Pendant la guerre de 1939-1945, le Bund combat activement et héroïquement avec les organisations de la résistance polonaise. Il organise des actions de solidarité et de sauvetage dans les ghetto, alors même que Staline fait exécuter deux dirigeants, Henryk Erlich et Victor Alter, officiellement invités à Moscou pour constituer un soit-disant « comité juif antifasciste ». La grande révolte du ghetto de Varsovie en 1943, est dirigée par le sioniste Mordechaj Anielewicz, de « l’Hashomer Hatzaïr » [15] et par le médecin bundiste Marek Edelman, qui gardera ses convictions bundistes jusqu’à sa mort en 2009, après avoir été élu député de Solidarnosc en 1989.

Après la guerre, le Bund polonais dut encore lutter contre une vague de pogroms, dont le pire, celui de Kielce en 1946, fit 42 morts avec l’aide de l’armée et de la police, suite à des rumeurs de meurtre rituel pratiqué par les Juifs, comme au temps tsariste. Dès 1949, le Bund polonais est liquidé par les staliniens au pouvoir en Pologne. Quelques organisations bundistes survivent quelques temps en France, en Israël et aux USA. Mais le Bund n’existe plus en tant que tel.
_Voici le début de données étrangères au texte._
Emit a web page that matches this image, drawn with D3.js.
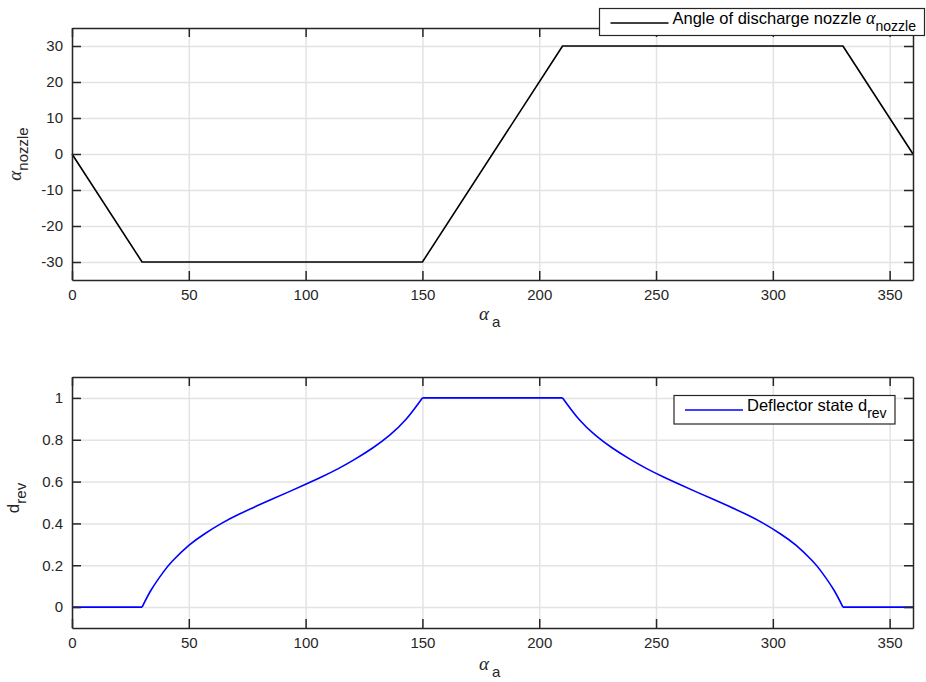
<!DOCTYPE html>
<html>
<head>
<meta charset="utf-8">
<script src="https://cdn.jsdelivr.net/npm/d3@7"></script>
<style>
  body { margin: 0; background: #fff; }
  svg { display: block; font-family: "Liberation Sans", Arial, sans-serif; }
  .tick text { fill: #262626; font-size: 15px; }
  .grid line { stroke: #e3e3e3; stroke-width: 1.5; }
  .grid path { display: none; }
  .frame path, .frame line { stroke: #262626; stroke-width: 1.5; }
  .greek { font-family: "Liberation Serif", "DejaVu Serif", serif; font-style: italic; }
</style>
</head>
<body>
<div id="chart"></div>
<script>
var w = 926;
var h = 682;

// nozzle angle vs alpha_a
var nozzleAngle = [0, 30, 150, 210, 330, 360];
var nozzleValue = [0, -30, -30, 30, 30, 0];

// deflector state vs alpha_a, one array per piece
var deflFlat1 = [[0, 0], [30, 0]];
var deflRise = [[30, 0], [34, 0.084], [39, 0.166], [43, 0.22], [50, 0.295], [57, 0.352], [64, 0.4], [71, 0.441],
                [79, 0.483], [86, 0.518], [93, 0.552], [100, 0.587], [107, 0.623], [114, 0.662], [121, 0.706],
                [129, 0.763], [136, 0.822], [143, 0.898], [150, 1]];
var deflFlat2 = [[150, 1], [210, 1]];
var deflFall = [[210, 1], [217, 0.898], [224, 0.822], [231, 0.763], [239, 0.706], [246, 0.662], [253, 0.623], [260, 0.587],
                [267, 0.552], [274, 0.518], [281, 0.483], [289, 0.441], [296, 0.4], [303, 0.352], [310, 0.295],
                [317, 0.22], [321, 0.166], [326, 0.084], [330, 0]];
var deflFlat3 = [[330, 0], [360, 0]];

var xTicks = [0, 50, 100, 150, 200, 250, 300, 350];
var topYTicks = [-30, -20, -10, 0, 10, 20, 30];
var botYTicks = [0, 0.2, 0.4, 0.6, 0.8, 1];

var svg = d3.select("#chart")
  .append("svg")
  .attr("width", w)
  .attr("height", h);

var left = 72, right = 913;
var tk = 9;

function panel(top, bottom, yDomain, yTicks, pieces, color, curve, yFmt) {
  var x = d3.scaleLinear().domain([0, 360]).range([left, right]);
  var y = d3.scaleLinear().domain(yDomain).range([bottom, top]);

  // grid
  svg.append("g").attr("class", "grid")
    .attr("transform", "translate(0," + bottom + ")")
    .call(d3.axisBottom(x).tickValues(xTicks).tickSize(-(bottom - top)).tickFormat(""));
  svg.append("g").attr("class", "grid")
    .attr("transform", "translate(" + left + ",0)")
    .call(d3.axisLeft(y).tickValues(yTicks).tickSize(-(right - left)).tickFormat(""));

  // data
  var line = d3.line()
    .x(function(d) { return x(d[0]); })
    .y(function(d) { return y(d[1]); })
    .curve(curve);
  svg.append("path")
    .attr("fill", "none")
    .attr("stroke", color)
    .attr("stroke-width", 1.6)
    .attr("stroke-linejoin", "round")
    .attr("d", pieces.map(function(p) { return line(p); }).join(""));

  // box axes, ticks inward
  svg.append("g").attr("class", "frame")
    .attr("transform", "translate(0," + bottom + ")")
    .call(d3.axisBottom(x).tickValues(xTicks).tickSizeInner(-tk).tickSizeOuter(0).tickPadding(9));
  svg.append("g").attr("class", "frame")
    .attr("transform", "translate(0," + top + ")")
    .call(d3.axisTop(x).tickValues(xTicks).tickSizeInner(-tk).tickSizeOuter(0).tickFormat(""));
  svg.append("g").attr("class", "frame")
    .attr("transform", "translate(" + left + ",0)")
    .call(d3.axisLeft(y).tickValues(yTicks).tickSizeInner(-tk).tickSizeOuter(0).tickPadding(9).tickFormat(yFmt));
  svg.append("g").attr("class", "frame")
    .attr("transform", "translate(" + right + ",0)")
    .call(d3.axisRight(y).tickValues(yTicks).tickSizeInner(-tk).tickSizeOuter(0).tickFormat(""));

  svg.selectAll(".frame .tick text").attr("font-family", null).attr("font-size", null);
}

var nozzlePts = nozzleAngle.map(function(d, i) { return [d, nozzleValue[i]]; });
panel(28, 280, [-35, 35], topYTicks, [nozzlePts], "#000000", d3.curveLinear,
  function(d) { return String(d); });
panel(377, 628, [-0.1, 1.1], botYTicks, [deflFlat1, deflRise, deflFlat2, deflFall, deflFlat3], "#0000ff", d3.curveNatural,
  function(d) { return d === 0 || d === 1 ? String(d) : d3.format(".1f")(d); });

// x labels
function xLabel(yPos) {
  var t = svg.append("text")
    .attr("x", 479).attr("y", yPos)
    .attr("fill", "#262626")
    .attr("font-size", 19);
  t.append("tspan").attr("class", "greek").text("\u03B1");
  t.append("tspan").attr("font-size", 15).attr("dy", 7).attr("dx", 3).text("a");
}
xLabel(320);
xLabel(670);

// y labels
var yl1 = svg.append("text")
  .attr("transform", "translate(21,154) rotate(-90)")
  .attr("text-anchor", "middle")
  .attr("fill", "#262626")
  .attr("font-size", 19);
yl1.append("tspan").attr("class", "greek").text("\u03B1");
yl1.append("tspan").attr("font-size", 15).attr("dy", 7).text("nozzle");

var yl2 = svg.append("text")
  .attr("transform", "translate(19,498) rotate(-90)")
  .attr("text-anchor", "middle")
  .attr("fill", "#262626")
  .attr("font-size", 17);
yl2.append("tspan").text("d");
yl2.append("tspan").attr("font-size", 15).attr("dy", 7).text("rev");

// legends
function legend(bx, by, bw, bh, color, build) {
  var g = svg.append("g");
  g.append("rect")
    .attr("x", bx).attr("y", by).attr("width", bw).attr("height", bh)
    .attr("fill", "#fff").attr("stroke", "#262626").attr("stroke-width", 1.2);
  g.append("line")
    .attr("x1", bx + 11).attr("x2", bx + 69)
    .attr("y1", by + 14.5).attr("y2", by + 14.5)
    .attr("stroke", color).attr("stroke-width", 1.6);
  var t = g.append("text")
    .attr("x", bx + 73).attr("y", by + 15)
    .attr("fill", "#000")
    .attr("font-size", 16.5);
  build(t);
}

legend(599.5, 8.5, 325, 27, "#000000", function(t) {
  t.append("tspan").text("Angle of discharge nozzle ");
  t.append("tspan").attr("class", "greek").attr("font-size", 18).text("\u03B1");
  t.append("tspan").attr("font-size", 14).attr("dy", 7).text("nozzle");
});
legend(674, 395.5, 221, 28.5, "#0000ff", function(t) {
  t.append("tspan").text("Deflector state d");
  t.append("tspan").attr("font-size", 14).attr("dy", 7).text("rev");
});
</script>
</body>
</html>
Par contre, l’histoire lui a donné raison à propos du sionisme qui opprime les Palestiniens, et ses valeurs principales se retrouvent aujourd’hui chez les refuzniks israéliens, ou à l’Union juive française pour le paix [16], qui comme le Bund, combat le fascisme, le sionisme et le racisme et pour le « vivre ensemble » dans l’égalité des droits, tout en boycottant les produits israéliens, afin de faire cesser l’apartheid.